## INFORMATION SUPPLIED
[BEGIN]
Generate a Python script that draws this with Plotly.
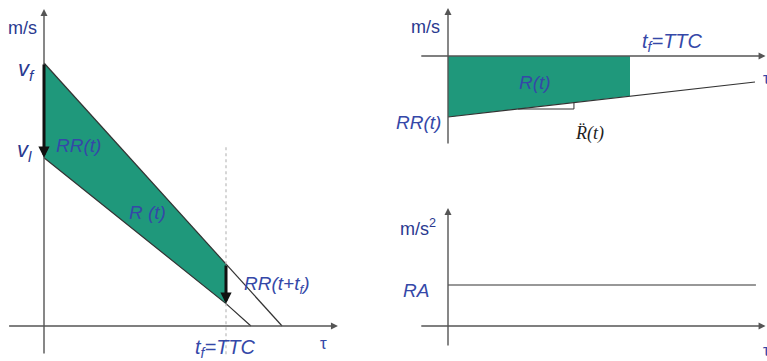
import plotly.graph_objects as go

# ---- left panel: closing speed vs. look-ahead time tau ----
tf = 1.0                      # t_f = TTC
tau_follow = [0.0, 1.0, 1.308]
v_follow = [1.0, 0.236, 0.0]  # starts at v_f
tau_lead = [0.0, 1.0, 1.137]
v_lead = [0.64, 0.085, 0.0]   # starts at v_l

# ---- top-right panel: range rate ----
tau_rr = [0.0, 1.0, 1.687]
rr = [-0.61, -0.40, -0.26]
tau_slope = [0.385, 0.692, 0.692]
v_slope = [-0.53, -0.53, -0.465]

# ---- bottom-right panel: range acceleration ----
tau_ra = [0.0, 1.692]
ra = [0.41, 0.41]

W, H = 767, 361
FILL = "#1f987b"
NAVY = "#2a3990"
BLUE = "#3548a8"
AXIS = "#555555"
LINE = "#333333"
FONT = "Arial, Liberation Sans, sans-serif"


def span(p0, p1, origin_px, px_per_unit, flip=False):
    """Axis range covering pixels p0..p1 given the pixel of value 0."""
    if flip:
        return [(origin_px - p1) / px_per_unit, (origin_px - p0) / px_per_unit]
    return [(p0 - origin_px) / px_per_unit, (p1 - origin_px) / px_per_unit]


fig = go.Figure()

# left panel fill and lines
fig.add_trace(go.Scatter(
    x=tau_follow[:2] + tau_lead[1::-1], y=v_follow[:2] + v_lead[1::-1],
    fill="toself", fillcolor=FILL, mode="lines", line=dict(width=0),
    xaxis="x", yaxis="y", hoverinfo="skip"))
fig.add_trace(go.Scatter(x=tau_follow, y=v_follow, mode="lines",
                         line=dict(color=LINE, width=1.2), xaxis="x", yaxis="y"))
fig.add_trace(go.Scatter(x=tau_lead, y=v_lead, mode="lines",
                         line=dict(color=LINE, width=1.2), xaxis="x", yaxis="y"))
fig.add_trace(go.Scatter(x=[tf, tf], y=[0.68, -0.11], mode="lines",
                         line=dict(color="#bbbbbb", width=1.2, dash="dot"),
                         xaxis="x", yaxis="y"))

# top-right fill and line
fig.add_trace(go.Scatter(
    x=[0, tau_rr[0], tau_rr[1], tau_rr[1]], y=[0, rr[0], rr[1], 0],
    fill="toself", fillcolor=FILL, mode="lines", line=dict(width=0),
    xaxis="x2", yaxis="y2", hoverinfo="skip"))
fig.add_trace(go.Scatter(x=tau_rr, y=rr, mode="lines",
                         line=dict(color=LINE, width=1.2), xaxis="x2", yaxis="y2"))
fig.add_trace(go.Scatter(x=tau_slope, y=v_slope, mode="lines",
                         line=dict(color=LINE, width=1), xaxis="x2", yaxis="y2"))

# bottom-right line
fig.add_trace(go.Scatter(x=tau_ra, y=ra, mode="lines",
                         line=dict(color=LINE, width=1.2), xaxis="x3", yaxis="y3"))


def arrow(xr, yr, x, y, ax, ay, color=AXIS, width=1.4, size=1.0):
    fig.add_annotation(x=x, y=y, ax=ax, ay=ay, xref=xr, yref=yr, axref=xr, ayref=yr,
                       text="", showarrow=True, arrowhead=2, arrowsize=size,
                       arrowwidth=width, arrowcolor=color, standoff=0)


# axes of the left panel
arrow("x", "y", 1.615, 0, -0.20, 0)
arrow("x", "y", 0, 1.205, 0, -0.11)
# axes of the right panels
arrow("x2", "y2", 1.745, 0, -0.155, 0)
arrow("x2", "y2", 0, 0.48, 0, -0.89)
arrow("x3", "y3", 1.745, 0, -0.155, 0)
arrow("x3", "y3", 0, 1.18, 0, -0.21)

# range-rate jumps
arrow("x", "y", 0, v_lead[0], 0, v_follow[0], color="#111111", width=3, size=0.75)
arrow("x", "y", tf, v_lead[1], tf, v_follow[1], color="#111111", width=3, size=0.75)


def label(xr, yr, x, y, text, size=19, color=BLUE, family=FONT):
    fig.add_annotation(x=x, y=y, xref=xr, yref=yr, text=text, showarrow=False,
                       font=dict(size=size, color=color, family=family),
                       xanchor="center", yanchor="middle")


label("x", "y", -0.12, 1.135, "m/s", 18, NAVY)
label("x", "y", -0.095, 0.975, "<i>v<sub>f</sub></i>", 22, NAVY)
label("x", "y", -0.105, 0.665, "<i>v<sub>l</sub></i>", 22, NAVY)
label("x", "y", 0.192, 0.688, "<i>RR(t)</i>")
label("x", "y", 0.571, 0.433, "<i>R (t)</i>")
label("x", "y", 1.275, 0.156, "<i>RR(t+t<sub>f</sub>)</i>")
label("x", "y", 0.995, -0.084, "<i>t<sub>f</sub>=TTC</i>", 20)
label("x", "y", 1.533, -0.065, "τ", 17)

label("x2", "y2", -0.126, 0.29, "m/s", 18, NAVY)
label("x2", "y2", 1.236, 0.14, "<i>t<sub>f</sub>=TTC</i>", 20)
label("x2", "y2", 0.478, -0.26, "<i>R(t)</i>")
label("x2", "y2", -0.16, -0.66, "<i>RR(t)</i>")
label("x2", "y2", 0.775, -0.77, "<i>R\u0308(t)</i>", 18, "#222222",
      "Liberation Serif, Times New Roman, serif")
label("x2", "y2", 1.75, -0.22, "τ", 17)

label("x3", "y3", -0.165, 0.99, "m/s<sup>2</sup>", 18, NAVY)
label("x3", "y3", -0.176, 0.36, "<i>RA</i>", 19)
label("x3", "y3", 1.75, -0.24, "τ", 17)

ax_common = dict(visible=False, showgrid=False, zeroline=False, fixedrange=True)
half = W / 2
fig.update_layout(
    width=W, height=H, margin=dict(l=0, r=0, t=0, b=0),
    paper_bgcolor="white", plot_bgcolor="white", showlegend=False,
    xaxis=dict(domain=[0, 0.5], range=span(0, half, 44, 182), **ax_common),
    yaxis=dict(domain=[0, 1], range=span(0, H, 326, 263, flip=True), **ax_common),
    xaxis2=dict(domain=[0.5, 1], range=span(half, W, 448, 182), anchor="y2", **ax_common),
    yaxis2=dict(domain=[0.5, 1], range=span(0, H / 2, 56, 100, flip=True), anchor="x2",
                **ax_common),
    xaxis3=dict(domain=[0.5, 1], range=span(half, W, 448, 182), anchor="y3", **ax_common),
    yaxis3=dict(domain=[0, 0.5], range=span(H / 2, H, 326, 100, flip=True), anchor="x3",
                **ax_common),
)

fig.write_html("out.html")
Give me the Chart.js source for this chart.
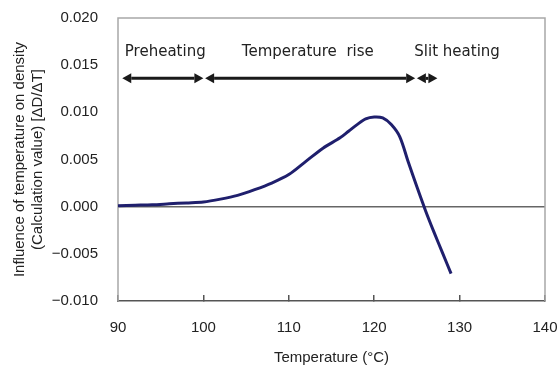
<!DOCTYPE html>
<html>
<head>
<meta charset="utf-8">
<script src="https://cdn.jsdelivr.net/npm/chart.js@4.4.1/dist/chart.umd.min.js"></script>
<style>
  html, body { margin: 0; padding: 0; background: #fff; }
  #wrap { width: 560px; height: 365px; }
</style>
</head>
<body>
<div id="wrap"><canvas id="chart" width="560" height="365"></canvas></div>
<script>
// curve, temperature (°C) vs dD/dT
const temps = [90, 92, 94, 96, 98, 100, 102, 104, 106, 108, 110, 112, 114, 116, 117, 118, 119, 120, 121, 122, 123, 124, 125, 126, 127, 128, 129];
const influence = [0.0001, 0.00015, 0.0002, 0.0003, 0.0004, 0.0005, 0.0008, 0.0012, 0.0018, 0.0025, 0.0034, 0.0048, 0.0062, 0.0073, 0.0080, 0.0087, 0.0093, 0.0095, 0.0094, 0.0087, 0.0074, 0.0047, 0.0021, -0.0004, -0.0027, -0.0049, -0.0071];

// process phases (temperature ranges shown by arrows)
const phaseNames = ['Preheating', 'Temperature  rise', 'Slit heating'];
const phaseFrom = [90.5, 100.2, 125.0];
const phaseTo = [100.0, 124.8, 127.4];
const phaseTextAt = [90.8, 104.5, 124.7];
const arrowLevel = 0.0136;
const textLevel = 0.0164;

const xTicks = [90, 100, 110, 120, 130, 140];
const yTicks = [-0.010, -0.005, 0.000, 0.005, 0.010, 0.015, 0.020];

const fmtY = v => (v < 0 ? '\u2212' : '') + Math.abs(v).toFixed(3);

// frame + arrows + phase names
const phasePlugin = {
  id: 'phases',
  beforeDatasetsDraw(chart) {
    const { ctx, chartArea: a } = chart;
    ctx.save();
    ctx.strokeStyle = '#a8a8a8';
    ctx.lineWidth = 1.5;
    ctx.beginPath();
    ctx.moveTo(a.left, a.bottom);
    ctx.lineTo(a.left, a.top);
    ctx.lineTo(a.right, a.top);
    ctx.lineTo(a.right, a.bottom);
    ctx.stroke();
    ctx.restore();
  },
  afterDatasetsDraw(chart) {
    const { ctx } = chart;
    const x = chart.scales.x, y = chart.scales.y;
    const ay = y.getPixelForValue(arrowLevel);
    const ty = y.getPixelForValue(textLevel);
    ctx.save();
    ctx.strokeStyle = '#1a1a1a';
    ctx.fillStyle = '#1a1a1a';
    ctx.lineWidth = 3;
    const head = 9, half = 5;
    for (let i = 0; i < phaseNames.length; i++) {
      const x1 = x.getPixelForValue(phaseFrom[i]);
      const x2 = x.getPixelForValue(phaseTo[i]);
      const h = Math.min(head, (x2 - x1) / 2);
      ctx.beginPath();
      ctx.moveTo(x1 + h, ay);
      ctx.lineTo(x2 - h, ay);
      ctx.stroke();
      ctx.beginPath();
      ctx.moveTo(x1, ay);
      ctx.lineTo(x1 + h, ay - half);
      ctx.lineTo(x1 + h, ay + half);
      ctx.closePath();
      ctx.fill();
      ctx.beginPath();
      ctx.moveTo(x2, ay);
      ctx.lineTo(x2 - h, ay - half);
      ctx.lineTo(x2 - h, ay + half);
      ctx.closePath();
      ctx.fill();
    }
    ctx.font = '15px "DejaVu Sans"';
    ctx.fillStyle = '#222';
    ctx.textAlign = 'left';
    ctx.textBaseline = 'middle';
    for (let i = 0; i < phaseNames.length; i++) {
      ctx.fillText(phaseNames[i], x.getPixelForValue(phaseTextAt[i]), ty);
    }
    ctx.restore();
  }
};

const ctx = document.getElementById('chart');
new Chart(ctx, {
  type: 'line',
  data: {
    datasets: [{
      label: 'dD/dT',
      data: temps.map((t, i) => ({ x: t, y: influence[i] })),
      borderColor: '#1f1f6d',
      borderWidth: 3,
      pointRadius: 0,
      tension: 0.3,
      fill: false
    }]
  },
  options: {
    responsive: false,
    animation: false,
    layout: { padding: { top: 18, right: 15, left: 0, bottom: 0 } },
    plugins: { legend: { display: false }, tooltip: { enabled: false } },
    scales: {
      x: {
        type: 'linear',
        min: 90,
        max: 140,
        afterBuildTicks: s => { s.ticks = xTicks.map(v => ({ value: v })); },
        afterFit: s => { s.height = 64; s.paddingLeft = 0; s.paddingRight = 0; },
        grid: { drawOnChartArea: false, drawTicks: true, tickLength: -6, color: '#555', lineWidth: 1.5 },
        border: { display: true, color: '#555', width: 1.5 },
        ticks: { color: '#222', padding: 24, font: { family: 'Liberation Sans', size: 15 }, maxRotation: 0 },
        title: {
          display: true,
          text: 'Temperature (°C)',
          color: '#222',
          font: { family: 'Liberation Sans', size: 15 },
          padding: { top: 0, bottom: -2 }
        }
      },
      y: {
        min: -0.010,
        max: 0.020,
        afterBuildTicks: s => { s.ticks = yTicks.map(v => ({ value: v })); },
        afterFit: s => { s.width = 118; s.paddingTop = 0; s.paddingBottom = 0; },
        grid: {
          drawTicks: false,
          color: c => (Math.abs(c.tick.value) < 1e-9 ? '#666' : 'rgba(0,0,0,0)'),
          lineWidth: 1.5
        },
        border: { display: false },
        ticks: { color: '#222', padding: 20, font: { family: 'Liberation Sans', size: 15 }, callback: v => fmtY(v) },
        title: {
          display: true,
          text: ['Influence of temperature on density', '(Calculation value) [\u0394D/\u0394T]'],
          color: '#222',
          font: { family: 'Liberation Sans', size: 15, lineHeight: 1.2 },
          padding: { top: 11, bottom: 0 }
        }
      }
    }
  },
  plugins: [phasePlugin]
});
</script>
</body>
</html>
[END]
## GIVEN TASK
Keep to the lines between the line with "Give me the Chart.js source for this chart." and the line with "const fmtY = v", inclusive, and transcribe them without pictures.

## PROBLEM SOLUTION
Give me the Chart.js source for this chart.
<!DOCTYPE html>
<html>
<head>
<meta charset="utf-8">
<script src="https://cdn.jsdelivr.net/npm/chart.js@4.4.1/dist/chart.umd.min.js"></script>
<style>
  html, body { margin: 0; padding: 0; background: #fff; }
  #wrap { width: 560px; height: 365px; }
</style>
</head>
<body>
<div id="wrap"><canvas id="chart" width="560" height="365"></canvas></div>
<script>
// curve, temperature (°C) vs dD/dT
const temps = [90, 92, 94, 96, 98, 100, 102, 104, 106, 108, 110, 112, 114, 116, 117, 118, 119, 120, 121, 122, 123, 124, 125, 126, 127, 128, 129];
const influence = [0.0001, 0.00015, 0.0002, 0.0003, 0.0004, 0.0005, 0.0008, 0.0012, 0.0018, 0.0025, 0.0034, 0.0048, 0.0062, 0.0073, 0.0080, 0.0087, 0.0093, 0.0095, 0.0094, 0.0087, 0.0074, 0.0047, 0.0021, -0.0004, -0.0027, -0.0049, -0.0071];

// process phases (temperature ranges shown by arrows)
const phaseNames = ['Preheating', 'Temperature  rise', 'Slit heating'];
const phaseFrom = [90.5, 100.2, 125.0];
const phaseTo = [100.0, 124.8, 127.4];
const phaseTextAt = [90.8, 104.5, 124.7];
const arrowLevel = 0.0136;
const textLevel = 0.0164;

const xTicks = [90, 100, 110, 120, 130, 140];
const yTicks = [-0.010, -0.005, 0.000, 0.005, 0.010, 0.015, 0.020];

const fmtY = v => (v < 0 ? '\u2212' : '') + Math.abs(v).toFixed(3);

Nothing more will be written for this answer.